Pittsburg, which forwarded the request directly to faculty members, identified 11 courses that included “some element of Critical Race Theory.”

Antonio Byrd, a University of Missouri-Kansas City English teacher who focuses on Black literature, said it would be difficult to get a full accounting of where and how CRT is taught in any college.

“How exactly are you defining the teaching of critical race theory?” Byrd said. “Is it an entire class for 16 weeks or is it one unit where a professor, say in sociology, teaches about race and racism for three weeks?”

Byrd said CRT can manifest itself in several ways, from full law school courses to less formal instruction and discussion on the impact of race within particular fields.

How much those conversations should permeate into the classroom, Byrd said, remains the subject of debate in universities.

“Even within higher education it can be difficult to bring in conversations about race and racism,” he said. “There is a bit of disagreement if there even is an acknowledgment that we need to teach race across different disciplines.”

When the request became public last week, Board of Regents spokesman Matt Keith said the board frequently receives requests for information from legislators on a broad range of topics.

Emails show Flanders asked Daniel Archer, vice president for academic affairs at the Board of Regents, on June 1 to “poll the Provosts” and “ask what offerings are exposing students to this theory.”

When Archer emailed the provosts 30 minutes later, he placed the request in the context of legislative action on critical race theory, noting that multiple states passed or introduced bills banning the teaching of critical race theory in public schools and colleges.

“While there was no bill in Kansas addressing this topic this year, we received a legislative inquiry on whether this is taught at public universities,” Archer wrote. “Can you please tell me if this is taught on your campus?”

Excerpt of an email from Daniel Archer at the Kansas Board of Regents to university provosts asking for information about the teaching of critical race theory.
Excerpt of an email from Daniel Archer at the Kansas Board of Regents to university provosts asking for information about the teaching of critical race theory.

Some advocates for professors say the question was inappropriate.

“We are seeing a widespread movement this year to suppress teaching about oppression and race,” said Gwendolyn Bradley, a spokesperson for the American Association for University Presidents said in an email Friday.

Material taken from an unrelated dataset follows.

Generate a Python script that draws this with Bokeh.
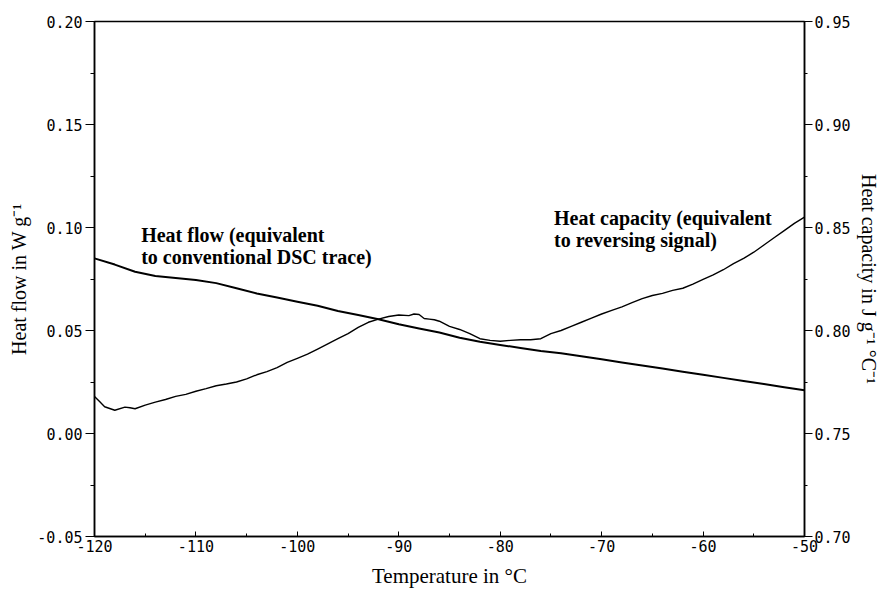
from bokeh.plotting import figure
from bokeh.models import Range1d, LinearAxis, FixedTicker, PrintfTickFormatter, Label
from bokeh.embed import file_html
from bokeh.resources import INLINE

# ---- data ----
temp_hf = [-120, -118, -116, -114, -112, -110, -108, -106, -104, -102, -100, -98, -96, -94,
           -92, -90, -88, -86, -84, -82, -80, -78, -76, -74, -72, -70, -68, -66, -64, -62,
           -60, -58, -56, -54, -52, -50]
heat_flow = [0.085, 0.082, 0.0785, 0.0765, 0.0755, 0.0745, 0.073, 0.0705, 0.068, 0.066, 0.064,
             0.062, 0.0595, 0.0575, 0.0555, 0.053, 0.051, 0.049, 0.0465, 0.0445, 0.043, 0.0415,
             0.040, 0.039, 0.0375, 0.036, 0.0345, 0.033, 0.0315, 0.030, 0.0285, 0.027, 0.0255,
             0.024, 0.0225, 0.021]

temp_cp = [-120, -119.5, -119, -118, -117, -116.5, -116,
           -115, -114, -113, -112, -111, -110, -109, -108, -107, -106, -105, -104, -103, -102,
           -101, -100, -99, -98, -97, -96, -95, -94, -93, -92, -91, -90, -89,
           -88.5, -88, -87.5, -87, -86.5, -86,
           -85, -84, -83, -82, -81, -80, -79, -78, -77, -76, -75, -74, -73, -72, -71, -70,
           -69, -68, -67, -66, -65, -64, -63, -62, -61, -60, -59, -58, -57, -56, -55, -54,
           -53, -52, -51, -50]
heat_capacity = [0.768, 0.7655, 0.763, 0.7613, 0.7628, 0.7625, 0.762,
                 0.7638, 0.7652, 0.7665, 0.768, 0.769, 0.7705, 0.7718, 0.7732, 0.774, 0.775,
                 0.7765, 0.7785, 0.780, 0.782, 0.7845, 0.7865, 0.7885, 0.791, 0.7935, 0.796,
                 0.7985, 0.8015, 0.804, 0.8055, 0.8068, 0.8075, 0.8072,
                 0.808, 0.8078, 0.8058, 0.8055, 0.8052, 0.8045,
                 0.802, 0.8005, 0.7985, 0.796, 0.7952, 0.7948, 0.7952, 0.7955, 0.7955, 0.796,
                 0.7985, 0.800, 0.802, 0.804, 0.806, 0.808, 0.8098, 0.8115, 0.8135, 0.8155,
                 0.817, 0.818, 0.8195, 0.8205, 0.8225, 0.8248, 0.827, 0.8295, 0.8325, 0.835,
                 0.838, 0.8415, 0.845, 0.8485, 0.852, 0.855]

x_ticks = [-120, -110, -100, -90, -80, -70, -60, -50]
x_minor = [-115, -105, -95, -85, -75, -65, -55]
hf_ticks = [-0.05, 0.0, 0.05, 0.10, 0.15, 0.20]
hf_minor = [-0.025, 0.025, 0.075, 0.125, 0.175]
cp_ticks = [0.70, 0.75, 0.80, 0.85, 0.90, 0.95]
cp_minor = [0.725, 0.775, 0.825, 0.875, 0.925]

label_hf = "Heat flow (equivalent\nto conventional DSC trace)"
label_cp = "Heat capacity (equivalent\nto reversing signal)"
x_title = "Temperature in °C"
y_title = "Heat flow in W g\u207b\u00b9"
y2_title = "Heat capacity in J g\u207b\u00b9 °C\u207b\u00b9"

# ---- figure ----
p = figure(width=882, height=590, output_backend="svg", toolbar_location=None,
           x_range=Range1d(-120, -50), y_range=Range1d(-0.05, 0.20),
           min_border_left=94, min_border_right=78, min_border_top=21, min_border_bottom=54)
p.extra_y_ranges = {"cp": Range1d(0.70, 0.95)}
p.xgrid.visible = False
p.ygrid.visible = False
p.outline_line_color = "black"
p.outline_line_width = 1.5
p.background_fill_color = "white"
p.border_fill_color = "white"

tick_font = "DejaVu Sans Mono"
serif = "Liberation Serif"

xa = p.xaxis[0]
xa.ticker = FixedTicker(ticks=x_ticks, minor_ticks=x_minor)
xa.formatter = PrintfTickFormatter(format="%d")
xa.major_tick_in = 5
xa.major_tick_out = 0
xa.minor_tick_in = 3
xa.minor_tick_out = 0
xa.major_label_standoff = 3
xa.axis_label = x_title
xa.axis_label_standoff = 9

ya = p.yaxis[0]
ya.ticker = FixedTicker(ticks=hf_ticks, minor_ticks=hf_minor)
ya.formatter = PrintfTickFormatter(format="%.2f")
ya.major_tick_in = 0
ya.major_tick_out = 9
ya.minor_tick_in = 0
ya.minor_tick_out = 4
ya.major_label_standoff = 3
ya.axis_label = y_title
ya.axis_label_standoff = 4

ra = LinearAxis(y_range_name="cp")
ra.ticker = FixedTicker(ticks=cp_ticks, minor_ticks=cp_minor)
ra.formatter = PrintfTickFormatter(format="%.2f")
ra.major_tick_in = 0
ra.major_tick_out = 8
ra.minor_tick_in = 0
ra.minor_tick_out = 3
ra.major_label_standoff = 2
ra.axis_label = y2_title
ra.axis_label_standoff = 4
p.add_layout(ra, "right")

for ax in (xa, ya, ra):
    ax.axis_line_color = "black"
    ax.axis_line_width = 1.5
    ax.major_tick_line_color = "black"
    ax.minor_tick_line_color = "black"
    ax.major_label_text_font = tick_font
    ax.major_label_text_font_size = "15px"
    ax.major_label_text_color = "black"
    ax.axis_label_text_font = serif
    ax.axis_label_text_font_style = "normal"
    ax.axis_label_text_font_size = "20px"
    ax.axis_label_text_color = "black"

xa.axis_label_text_font_size = "21px"

p.line(temp_hf, heat_flow, line_color="black", line_width=2)
p.line(temp_cp, heat_capacity, line_color="black", line_width=1.4, y_range_name="cp")

p.add_layout(Label(x=-115.4, y=0.1018, text=label_hf, text_font=serif,
                   text_font_style="bold", text_font_size="20px", text_baseline="top",
                   text_line_height=1.0, text_color="black"))
p.add_layout(Label(x=-74.7, y=0.1100, text=label_cp, text_font=serif,
                   text_font_style="bold", text_font_size="20px", text_baseline="top",
                   text_line_height=1.0, text_color="black"))

open("out.html", "w").write(file_html(p, INLINE))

Chase Billingham, an associate professor of sociology at Wichita State University, posted to Facebook a letter he said he wrote to university administrators. It called the request an “egregious violation of bedrock principles of academic freedom.”

In an interview Wendesday, Billingham said he was happy with the response from regents institutions administrators.

“Curricular decisions about what to include in university classes should be made by the faculty members who create and teach those classes and I hope that (the university responses) settles the matter once and for all,” Billingham said.

“My major concern would be if this were a stepping stone to that more aggressive action and I very much hope that it is not.”